O motivo que levou esses tais três jovens a se aventurarem pela floresta das sombras profundas não me vem à memória nesse momento -- acho que corriam contra o tempo para levar a um nobre de suas terras os medicamentos holísticos preparados por um ancião ao qual chamavam de "druida" (se bem que posso estar confundindo as coisas). Mas, de qualquer forma, caso vocês ousassem perguntar a todos humanos e elfos destas paragens que tenham ouvido ao menos um terço do que eu ouvi sobre aquela maldita floresta em toda a minha vida, apostaria todas as minhas riquezas que todos, sem exceção, diriam em uníssono que os jovens eram loucos por terem feito tal idiotice de pisarem naquele lugar maldito! E mais idiotas ainda seriam se realmente tivessem evitado os caminhos e as trilhas feitas pelos nossos antepassados que comercializavam lã e mel com os povos do limiar oposto da floresta, pois algumas versões da mesma história afirmam que os garotos preferiram se embrenhar por entre as árvores no intuito de evitarem os demônios que espreitavam as margens das estradas, prontos para devorarem os incautos.
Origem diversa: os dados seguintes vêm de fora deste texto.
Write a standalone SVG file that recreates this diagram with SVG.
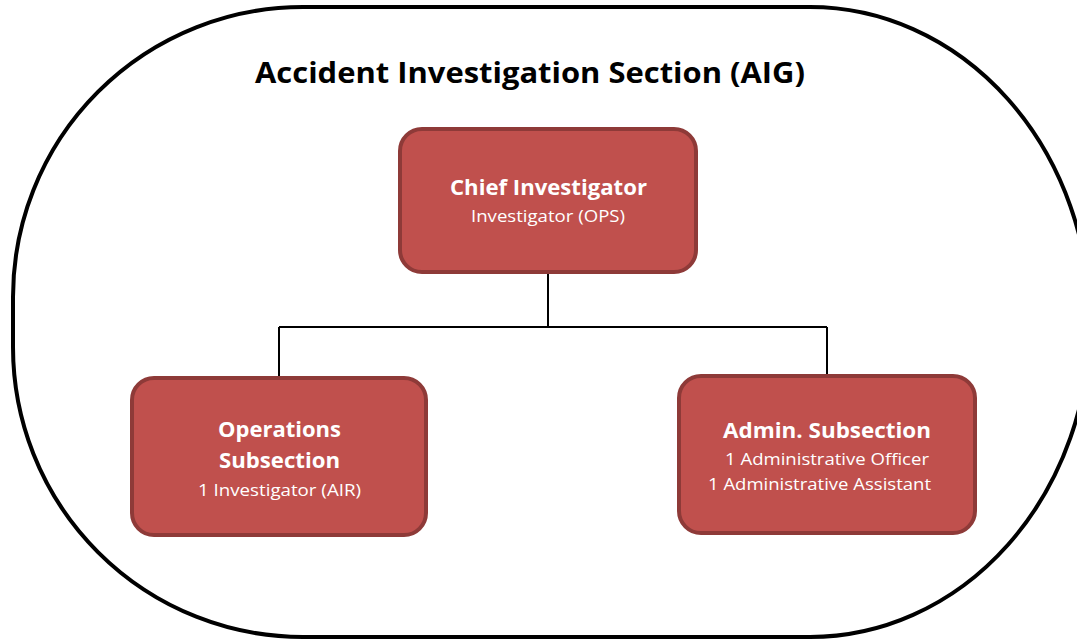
<svg xmlns="http://www.w3.org/2000/svg" width="1077" height="641" viewBox="0 0 1077 641">
<style>
.box{fill:#C0504D;stroke:#8E3A38;stroke-width:4}
.hd{font-family:"Open Sans","Liberation Sans",sans-serif;font-weight:bold;font-size:22px;fill:#FFFFFF;text-anchor:middle}
.sb{font-family:"Open Sans","Liberation Sans",sans-serif;font-size:17px;fill:#FFFFFF;text-anchor:middle}
.title{font-family:"Open Sans","Liberation Sans",sans-serif;font-weight:bold;font-size:28px;fill:#000000}
.conn{fill:none;stroke:#000000;stroke-width:2}
</style>
<rect width="1077" height="641" fill="#FFFFFF"/>
<g id="section">
<path d="M13,297 A290,290 0 0 1 303,7 L810,7 A280,315 0 0 1 810,637 L303,637 A290,290 0 0 1 13,347 Z" fill="none" stroke="#000000" stroke-width="4"/>
<text class="title" x="255" y="83" textLength="550" lengthAdjust="spacingAndGlyphs">Accident Investigation Section (AIG)</text>
</g>
<g id="connectors">
<path class="conn" d="M548,274 V327 M279,327 H827 M279,327 V377 M827,327 V375"/>
</g>
<g id="chief">
<rect class="box" x="400" y="129" width="296" height="143" rx="22" ry="22"/>
<text class="hd" x="548.5" y="195" textLength="197" lengthAdjust="spacingAndGlyphs">Chief Investigator</text>
<text class="sb" x="548" y="222" textLength="154" lengthAdjust="spacingAndGlyphs">Investigator (OPS)</text>
</g>
<g id="operations">
<rect class="box" x="132" y="378" width="294" height="157" rx="22" ry="22"/>
<text class="hd" x="279.5" y="437" textLength="123" lengthAdjust="spacingAndGlyphs">Operations</text>
<text class="hd" x="279.5" y="468" textLength="121" lengthAdjust="spacingAndGlyphs">Subsection</text>
<text class="sb" x="279.5" y="496" textLength="163" lengthAdjust="spacingAndGlyphs">1 Investigator (AIR)</text>
</g>
<g id="admin">
<rect class="box" x="679" y="376" width="296" height="157" rx="22" ry="22"/>
<text class="hd" x="827" y="438" textLength="208" lengthAdjust="spacingAndGlyphs">Admin. Subsection</text>
<text class="sb" x="827" y="465" textLength="204" lengthAdjust="spacingAndGlyphs">1 Administrative Officer</text>
<text class="sb" x="819.5" y="490" textLength="223" lengthAdjust="spacingAndGlyphs">1 Administrative Assistant</text>
</g>
</svg>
Mas, de toda sorte, tendo ido pelas estradas ou não, problemas e percalços não faltaram para os três, indo desde a morte de seus animais, que, cansados pela extenuante viagem por entre as árvores (e vocês devem saber que cavalos e mulas não foram feitos para zigue-zaguearem por entre tenebrosos troncos de sequoias e eucaliptos), sucumbiram às picadas dos gigantescos insetos que lá se abrigam, até doenças misteriosas causadas pelos sucos das frutas estranhas geradas pelas árvores mais baixas. A fome e a sede também eram inimigas poderosas. E mesmo assim os espíritos guerreiros dos três ousavam persistir às adversidades daquele pedaço do inferno na Terra.
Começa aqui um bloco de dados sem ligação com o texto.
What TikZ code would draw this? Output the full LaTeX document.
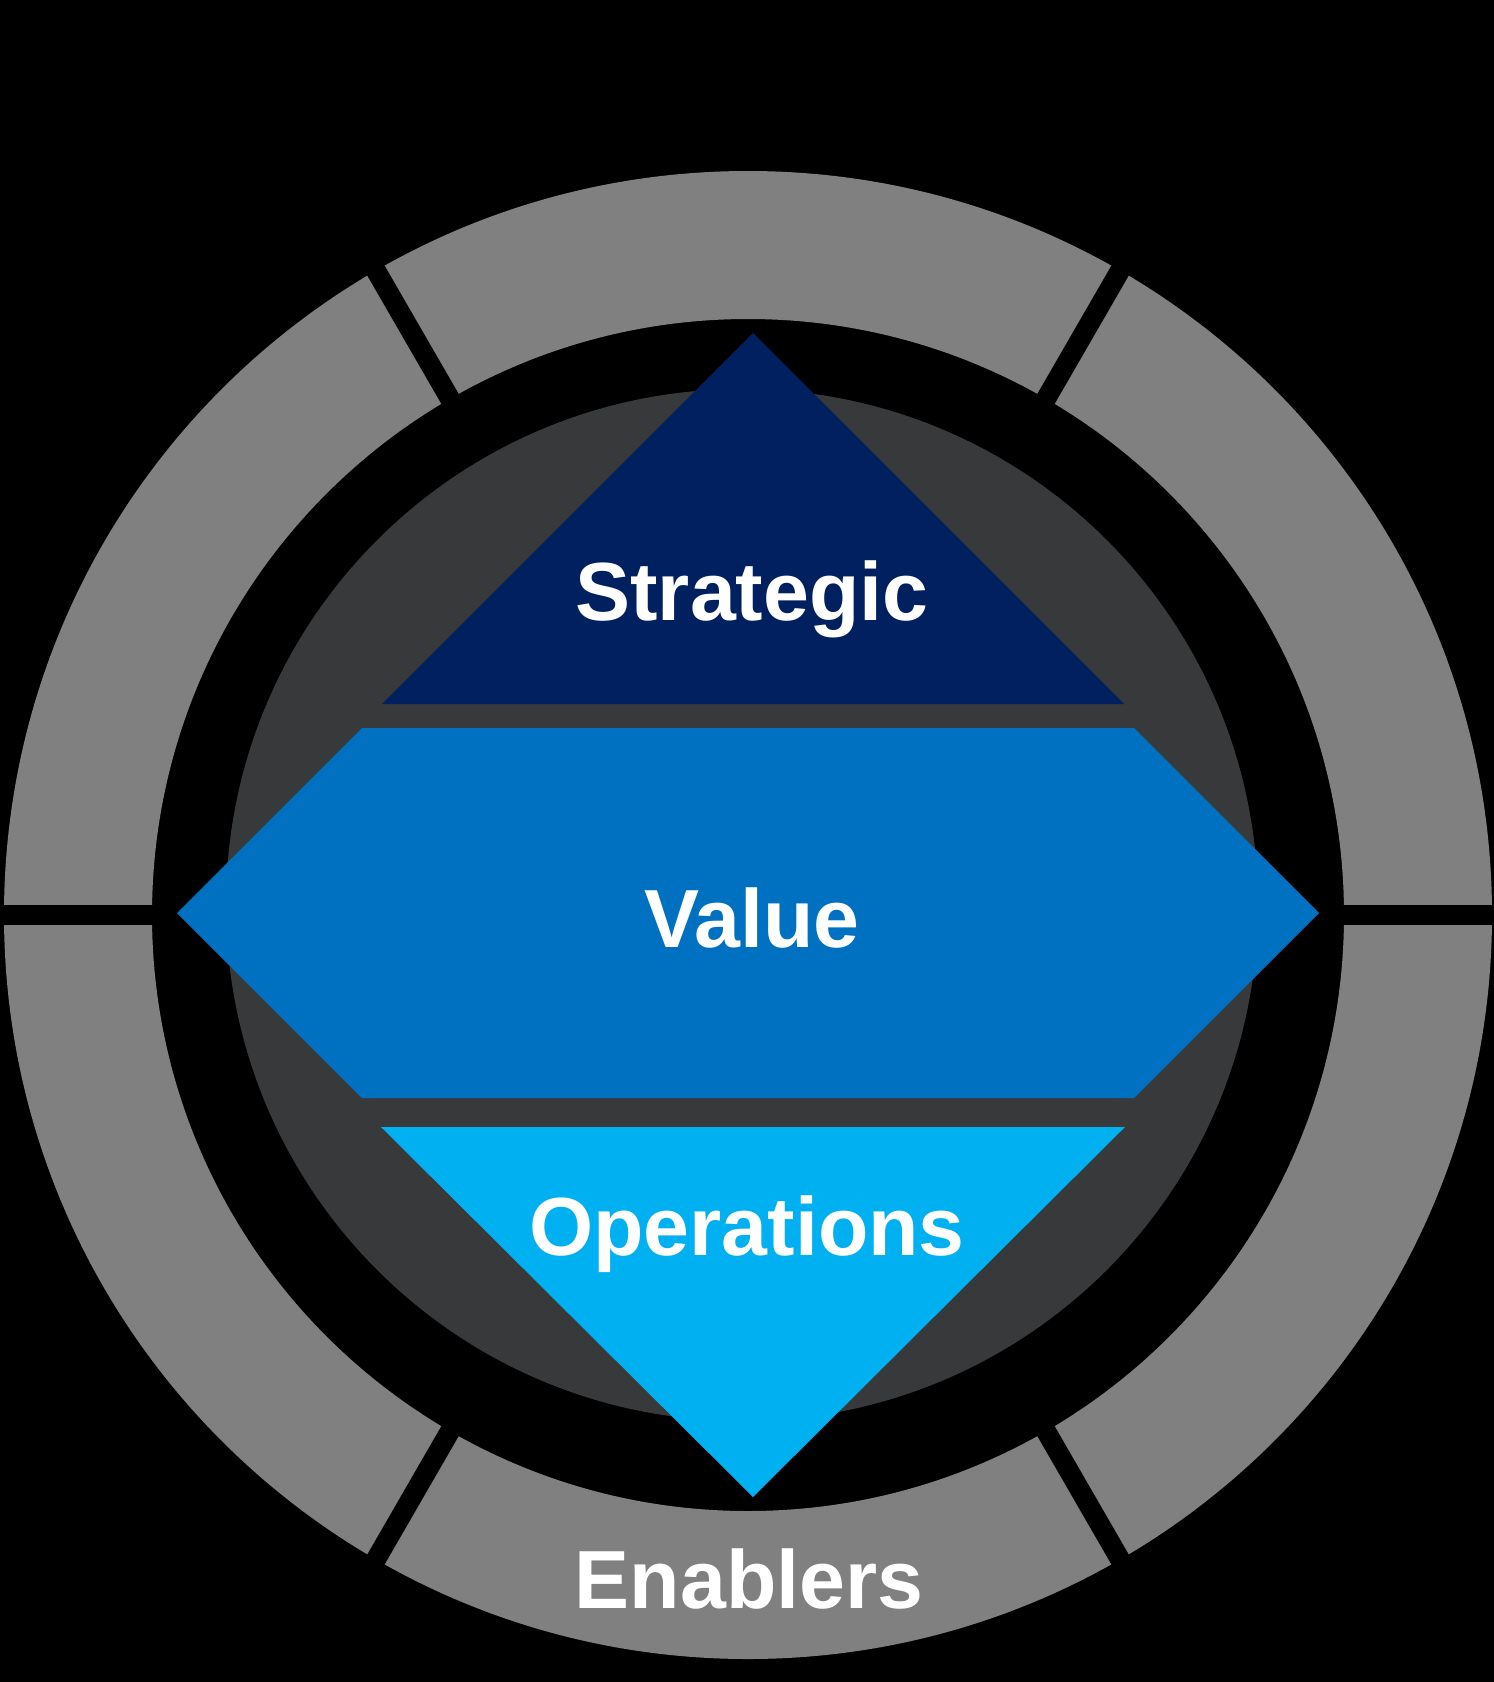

Mas o que quero lhes contar não é sobre fome e sede, nem sobre a aranha gigante que tiveram que queimar com óleos e tochas, muito menos sobre o enorme arco de pedra que acharam incrustado numa das faces de uma das colinas mais afastadas e perdidas da floresta (cuja história e finalidade nem os elfos conhecem). Sei que renderiam ótimas histórias, mas o que realmente sinto-me no dever de lhes alertar é na verdade sobre a hedionda silhueta enegrecida que cismava em observar os três por entre os troncos das árvores durante as noites, nos períodos de descanso e revezamento de turnos; sobre a sombra que carregava consigo um pujante odor repulsivo de morte tão forte que era capaz de, até mesmo, matar insetos e pequenos animais.
O quê? Não me diga que terá de ir alimentar seu cavalo justo agora. Se não julgasse que és um homem forte e corajoso (afinal, não estaria carregando uma espada e uma cota de anéis se não o fosse), poderia jurar que começou a ficar com medo. Está bem, vá cuidar de seu animal enquanto eu preparo o chá para seus amigos, mas lembre-se de retornar à cabana, pois o que eu tenho a dizer será de suma importância para vocês, outros loucos que decidiram percorrer aquele antro de insanidade.